BEGIN
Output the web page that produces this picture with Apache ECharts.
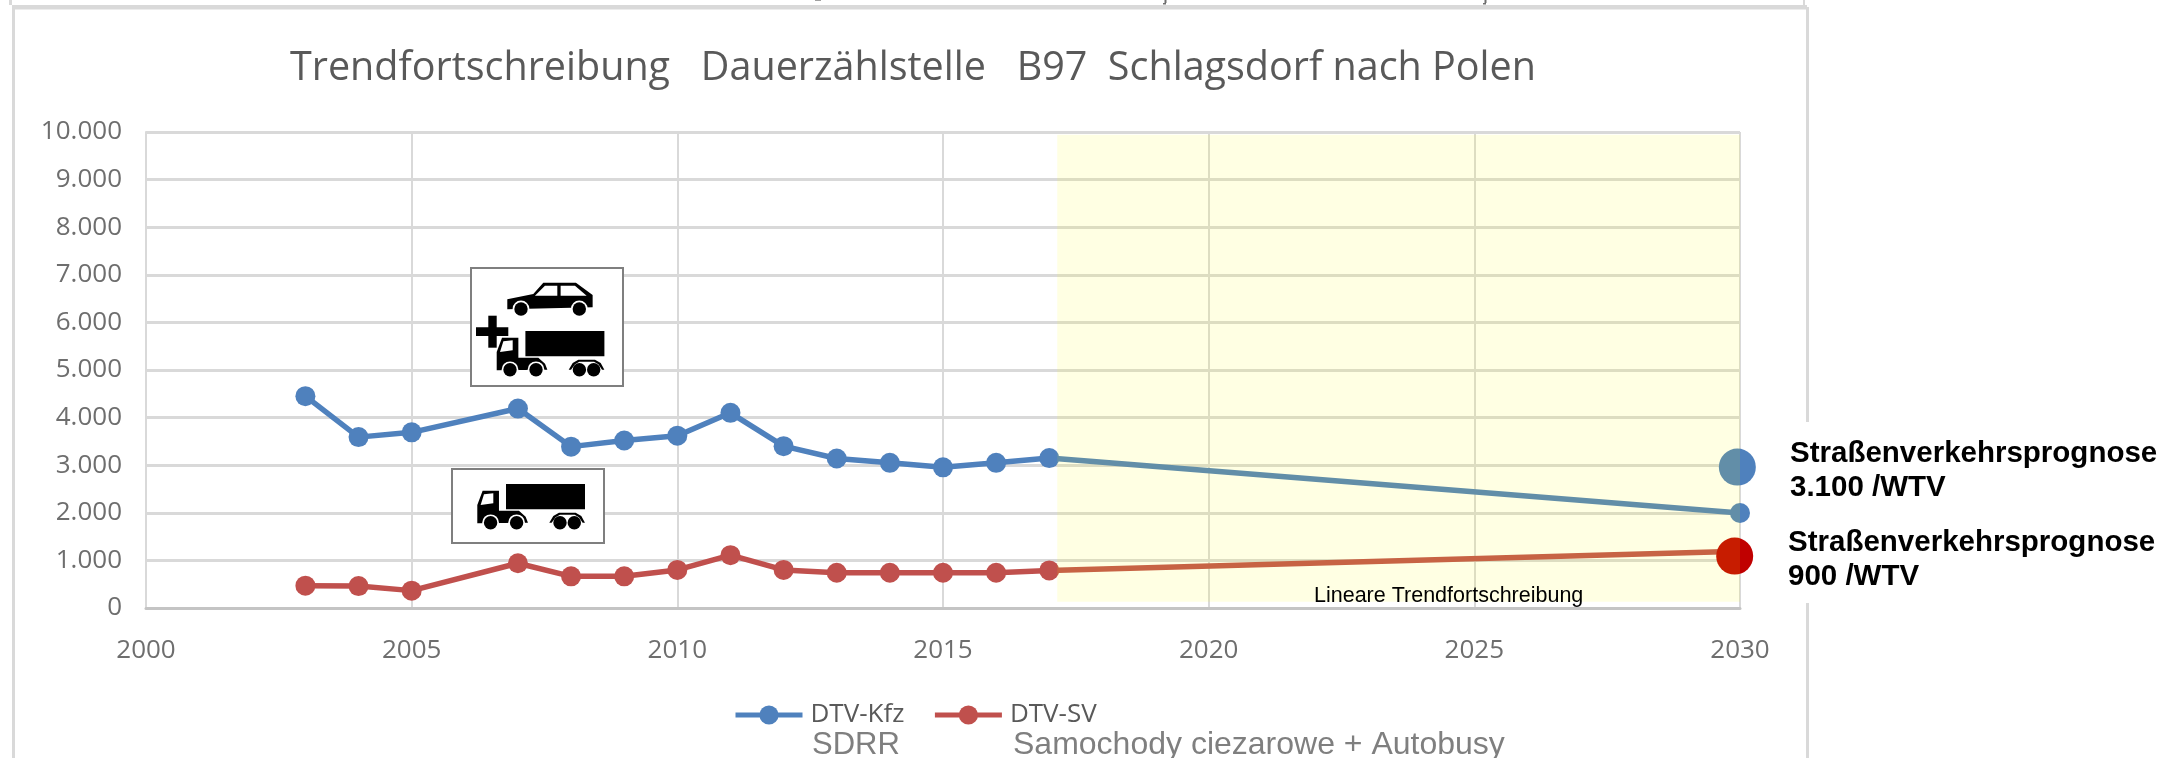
<!DOCTYPE html>
<html><head><meta charset="utf-8">
<script src="https://cdn.jsdelivr.net/npm/echarts@6/dist/echarts.min.js"></script>
<style>html,body{margin:0;padding:0;background:#fff}#c{width:2166px;height:758px}</style>
</head><body><div id="c"></div>
<script>
const years = [2003,2004,2005,2007,2008,2009,2010,2011,2012,2013,2014,2015,2016,2017,2030];
const dtvKfz = [4450,3590,3690,4190,3390,3520,3620,4100,3400,3140,3050,2955,3050,3150,1995];
const dtvSv = [470,460,365,940,665,665,800,1110,800,740,740,740,740,790,1190];
const prognoseKfz = [2029.95,2960];
const prognoseSv = [2029.9,1090];
const bandX = [2017.15,2030];
const bandY = [130,9940];
const titleText = 'Trendfortschreibung   Dauerzählstelle   B97  Schlagsdorf nach Polen';
const fmt = v => v === 0 ? '0' : (v/1000).toFixed(0) + '.000';

const BLACK = '#000', WHITE = '#fff';
function rect(x,y,w,h,fill){return {type:'rect',z:30,shape:{x,y,width:w,height:h},style:{fill}};}
function circ(cx,cy,r,fill){return {type:'circle',z:31,shape:{cx,cy,r},style:{fill}};}
function poly(pts,fill){return {type:'polygon',z:31,shape:{points:pts.map(p=>[p[0]/3,p[1]/3])},style:{fill}};}
function truck(ox,oy){
  return {type:'group',x:ox,y:oy,children:[
    rect(28.7,0.7,79,25.3,BLACK),
    poly([[0,120],[0,65],[16,22],[65,22],[65,82],[125,82],[145,100],[152,118],[0,120]],BLACK),
    poly([[10,65],[20,33],[48,30],[48,60]],WHITE),
    poly([[216,118],[228,98],[245,88],[295,88],[312,98],[323,118],[316,118],[305,102],[292,94],[248,94],[235,102],[223,118]],BLACK),
    circ(13.3,39.5,8.4,WHITE),circ(39.3,39.5,8.4,WHITE),
    circ(13.3,39.5,6.7,BLACK),circ(39.3,39.5,6.7,BLACK),
    circ(82.7,39.5,6.7,BLACK),circ(97,39.5,6.7,BLACK)
  ]};
}
function car(ox,oy){
  return {type:'group',x:ox,y:oy,children:[
    poly([[0,50],[78,34],[108,0],[206,0],[256,37],[256,74],[0,80]],BLACK),
    poly([[83,39],[113,9],[150,9],[150,39]],WHITE),
    poly([[160,9],[203,9],[238,39],[160,39]],WHITE),
    circ(13.7,26.3,8.4,WHITE),circ(72,26.3,8.4,WHITE),
    circ(13.7,26.3,6.7,BLACK),circ(72,26.3,6.7,BLACK)
  ]};
}
function box(x,y,w,h){return {type:'rect',z:29,shape:{x,y,width:w,height:h},style:{fill:WHITE,stroke:'#7f7f7f',lineWidth:2}};}
function label(text,x,y,font,fill){return {type:'text',z:32,x,y,style:{text,font,fill,verticalAlign:'middle',align:'left'}};}
const frame = '#d9d9d9';
const arial = '"Liberation Sans",Arial,sans-serif';
const graphics = [
  rect(12,5,1795,4.5,frame),
  rect(12,7,3,751,frame),
  rect(9,0,3,5,frame),
  rect(1806,7,3,415,frame),
  rect(1806,603,3,155,frame),
  rect(1803,0,2,5,frame),
  rect(1164.5,0,2,3,'#6e6e6e'),rect(1163,3,3,1.5,'#6e6e6e'),
  rect(1484.5,0,2,3,'#6e6e6e'),rect(1483,3,3,1.5,'#6e6e6e'),
  rect(815,0,6,1,'#a0a0a0'),
  box(471,268,152,118),
  car(507.3,282.7),
  rect(476,327.3,32.3,8.7,BLACK),
  rect(488.3,315.7,8.4,32,BLACK),
  truck(496.7,330.3),
  box(452,469,152,74),
  truck(477.3,483.3),
  label('Straßenverkehrsprognose',1790,454,'bold 29.5px '+arial,'#000'),
  label('3.100 /WTV',1790,488,'bold 29.5px '+arial,'#000'),
  label('Straßenverkehrsprognose',1788,543,'bold 29.5px '+arial,'#000'),
  label('900 /WTV',1788,577,'bold 29.5px '+arial,'#000'),
  label('Lineare Trendfortschreibung',1314,596,'21.5px '+arial,'#000'),
  label('SDRR',812,745,'31px '+arial,'#7f7f7f'),
  label('Samochody ciezarowe + Autobusy',1013,745,'32px '+arial,'#7f7f7f')
];

const chart = echarts.init(document.getElementById('c'),null,{renderer:'canvas'});
chart.setOption({
  animation:false,
  backgroundColor:'#fff',
  title:{text:titleText,left:290,top:49,padding:0,textStyle:{fontFamily:'"Open Sans"',fontWeight:'normal',fontSize:39.5,color:'#595959'}},
  legend:{data:['DTV-Kfz','DTV-SV'],left:733,top:702,padding:0,itemGap:28,itemWidth:67,itemHeight:24,
    lineStyle:{width:5},
    textStyle:{fontFamily:'"Open Sans"',fontSize:26,color:'#595959',padding:[0,0,0,3]}},
  grid:{left:146,right:426,top:132,bottom:150,containLabel:false},
  xAxis:{type:'value',min:2000,max:2030,interval:5,
    axisLine:{show:true,onZero:false,lineStyle:{color:'#c4c4c4',width:3}},axisTick:{show:false},
    splitLine:{show:true,lineStyle:{color:'#d9d9d9',width:2}},
    axisLabel:{fontFamily:'"Open Sans"',fontSize:26,color:'#6e6e6e',margin:30,formatter:v=>String(v),showMinLabel:true,showMaxLabel:true}},
  yAxis:{type:'value',min:0,max:10000,interval:1000,
    axisLine:{show:true,lineStyle:{color:'#d9d9d9',width:2}},axisTick:{show:false},
    splitLine:{show:true,lineStyle:{color:'#d9d9d9',width:3}},
    axisLabel:{fontFamily:'"Open Sans"',fontSize:26,color:'#6e6e6e',margin:24,padding:[3,0,0,0],formatter:fmt}},
  series:[
    {name:'DTV-Kfz',type:'line',z:3,clip:false,symbol:'circle',symbolSize:20,
     data:years.map((y,i)=>[y,dtvKfz[i]]),
     lineStyle:{color:'#4f81bd',width:5.5},itemStyle:{color:'#4f81bd'}},
    {name:'DTV-SV',type:'line',z:3,clip:false,symbol:'circle',symbolSize:20,
     data:years.map((y,i)=>[y,dtvSv[i]]),
     lineStyle:{color:'#c0504d',width:5.5},itemStyle:{color:'#c0504d'}},
    {name:'Prognose Kfz',type:'scatter',z:4,clip:false,symbolSize:37,data:[prognoseKfz],itemStyle:{color:'#4f81bd',opacity:1}},
    {name:'Prognose SV',type:'scatter',z:4,clip:false,symbolSize:37,data:[prognoseSv],itemStyle:{color:'#c00000',opacity:1}},
    {name:'Trendbereich',type:'line',z:10,data:[],silent:true,
     markArea:{silent:true,z:10,itemStyle:{color:'rgba(255,255,0,0.11)'},
       data:[[{xAxis:bandX[0],yAxis:bandY[0]},{xAxis:bandX[1],yAxis:bandY[1]}]]}}
  ],
  graphic:{elements:graphics}
});
</script></body></html>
END
## [Exercise requirements]
Give back every line exactly as it stands, pictures excluded.

## [Reply to the exercise]
Output the web page that produces this picture with Apache ECharts.
<!DOCTYPE html>
<html><head><meta charset="utf-8">
<script src="https://cdn.jsdelivr.net/npm/echarts@6/dist/echarts.min.js"></script>
<style>html,body{margin:0;padding:0;background:#fff}#c{width:2166px;height:758px}</style>
</head><body><div id="c"></div>
<script>
const years = [2003,2004,2005,2007,2008,2009,2010,2011,2012,2013,2014,2015,2016,2017,2030];
const dtvKfz = [4450,3590,3690,4190,3390,3520,3620,4100,3400,3140,3050,2955,3050,3150,1995];
const dtvSv = [470,460,365,940,665,665,800,1110,800,740,740,740,740,790,1190];
const prognoseKfz = [2029.95,2960];
const prognoseSv = [2029.9,1090];
const bandX = [2017.15,2030];
const bandY = [130,9940];
const titleText = 'Trendfortschreibung   Dauerzählstelle   B97  Schlagsdorf nach Polen';
const fmt = v => v === 0 ? '0' : (v/1000).toFixed(0) + '.000';

const BLACK = '#000', WHITE = '#fff';
function rect(x,y,w,h,fill){return {type:'rect',z:30,shape:{x,y,width:w,height:h},style:{fill}};}
function circ(cx,cy,r,fill){return {type:'circle',z:31,shape:{cx,cy,r},style:{fill}};}
function poly(pts,fill){return {type:'polygon',z:31,shape:{points:pts.map(p=>[p[0]/3,p[1]/3])},style:{fill}};}
function truck(ox,oy){
  return {type:'group',x:ox,y:oy,children:[
    rect(28.7,0.7,79,25.3,BLACK),
    poly([[0,120],[0,65],[16,22],[65,22],[65,82],[125,82],[145,100],[152,118],[0,120]],BLACK),
    poly([[10,65],[20,33],[48,30],[48,60]],WHITE),
    poly([[216,118],[228,98],[245,88],[295,88],[312,98],[323,118],[316,118],[305,102],[292,94],[248,94],[235,102],[223,118]],BLACK),
    circ(13.3,39.5,8.4,WHITE),circ(39.3,39.5,8.4,WHITE),
    circ(13.3,39.5,6.7,BLACK),circ(39.3,39.5,6.7,BLACK),
    circ(82.7,39.5,6.7,BLACK),circ(97,39.5,6.7,BLACK)
  ]};
}
function car(ox,oy){
  return {type:'group',x:ox,y:oy,children:[
    poly([[0,50],[78,34],[108,0],[206,0],[256,37],[256,74],[0,80]],BLACK),
    poly([[83,39],[113,9],[150,9],[150,39]],WHITE),
    poly([[160,9],[203,9],[238,39],[160,39]],WHITE),
    circ(13.7,26.3,8.4,WHITE),circ(72,26.3,8.4,WHITE),
    circ(13.7,26.3,6.7,BLACK),circ(72,26.3,6.7,BLACK)
  ]};
}
function box(x,y,w,h){return {type:'rect',z:29,shape:{x,y,width:w,height:h},style:{fill:WHITE,stroke:'#7f7f7f',lineWidth:2}};}
function label(text,x,y,font,fill){return {type:'text',z:32,x,y,style:{text,font,fill,verticalAlign:'middle',align:'left'}};}
const frame = '#d9d9d9';
const arial = '"Liberation Sans",Arial,sans-serif';
const graphics = [
  rect(12,5,1795,4.5,frame),
  rect(12,7,3,751,frame),
  rect(9,0,3,5,frame),
  rect(1806,7,3,415,frame),
  rect(1806,603,3,155,frame),
  rect(1803,0,2,5,frame),
  rect(1164.5,0,2,3,'#6e6e6e'),rect(1163,3,3,1.5,'#6e6e6e'),
  rect(1484.5,0,2,3,'#6e6e6e'),rect(1483,3,3,1.5,'#6e6e6e'),
  rect(815,0,6,1,'#a0a0a0'),
  box(471,268,152,118),
  car(507.3,282.7),
  rect(476,327.3,32.3,8.7,BLACK),
  rect(488.3,315.7,8.4,32,BLACK),
  truck(496.7,330.3),
  box(452,469,152,74),
  truck(477.3,483.3),
  label('Straßenverkehrsprognose',1790,454,'bold 29.5px '+arial,'#000'),
  label('3.100 /WTV',1790,488,'bold 29.5px '+arial,'#000'),
  label('Straßenverkehrsprognose',1788,543,'bold 29.5px '+arial,'#000'),
  label('900 /WTV',1788,577,'bold 29.5px '+arial,'#000'),
  label('Lineare Trendfortschreibung',1314,596,'21.5px '+arial,'#000'),
  label('SDRR',812,745,'31px '+arial,'#7f7f7f'),
  label('Samochody ciezarowe + Autobusy',1013,745,'32px '+arial,'#7f7f7f')
];

const chart = echarts.init(document.getElementById('c'),null,{renderer:'canvas'});
chart.setOption({
  animation:false,
  backgroundColor:'#fff',
  title:{text:titleText,left:290,top:49,padding:0,textStyle:{fontFamily:'"Open Sans"',fontWeight:'normal',fontSize:39.5,color:'#595959'}},
  legend:{data:['DTV-Kfz','DTV-SV'],left:733,top:702,padding:0,itemGap:28,itemWidth:67,itemHeight:24,
    lineStyle:{width:5},
    textStyle:{fontFamily:'"Open Sans"',fontSize:26,color:'#595959',padding:[0,0,0,3]}},
  grid:{left:146,right:426,top:132,bottom:150,containLabel:false},
  xAxis:{type:'value',min:2000,max:2030,interval:5,
    axisLine:{show:true,onZero:false,lineStyle:{color:'#c4c4c4',width:3}},axisTick:{show:false},
    splitLine:{show:true,lineStyle:{color:'#d9d9d9',width:2}},
    axisLabel:{fontFamily:'"Open Sans"',fontSize:26,color:'#6e6e6e',margin:30,formatter:v=>String(v),showMinLabel:true,showMaxLabel:true}},
  yAxis:{type:'value',min:0,max:10000,interval:1000,
    axisLine:{show:true,lineStyle:{color:'#d9d9d9',width:2}},axisTick:{show:false},
    splitLine:{show:true,lineStyle:{color:'#d9d9d9',width:3}},
    axisLabel:{fontFamily:'"Open Sans"',fontSize:26,color:'#6e6e6e',margin:24,padding:[3,0,0,0],formatter:fmt}},
  series:[
    {name:'DTV-Kfz',type:'line',z:3,clip:false,symbol:'circle',symbolSize:20,
     data:years.map((y,i)=>[y,dtvKfz[i]]),
     lineStyle:{color:'#4f81bd',width:5.5},itemStyle:{color:'#4f81bd'}},
    {name:'DTV-SV',type:'line',z:3,clip:false,symbol:'circle',symbolSize:20,
     data:years.map((y,i)=>[y,dtvSv[i]]),
     lineStyle:{color:'#c0504d',width:5.5},itemStyle:{color:'#c0504d'}},
    {name:'Prognose Kfz',type:'scatter',z:4,clip:false,symbolSize:37,data:[prognoseKfz],itemStyle:{color:'#4f81bd',opacity:1}},
    {name:'Prognose SV',type:'scatter',z:4,clip:false,symbolSize:37,data:[prognoseSv],itemStyle:{color:'#c00000',opacity:1}},
    {name:'Trendbereich',type:'line',z:10,data:[],silent:true,
     markArea:{silent:true,z:10,itemStyle:{color:'rgba(255,255,0,0.11)'},
       data:[[{xAxis:bandX[0],yAxis:bandY[0]},{xAxis:bandX[1],yAxis:bandY[1]}]]}}
  ],
  graphic:{elements:graphics}
});
</script></body></html>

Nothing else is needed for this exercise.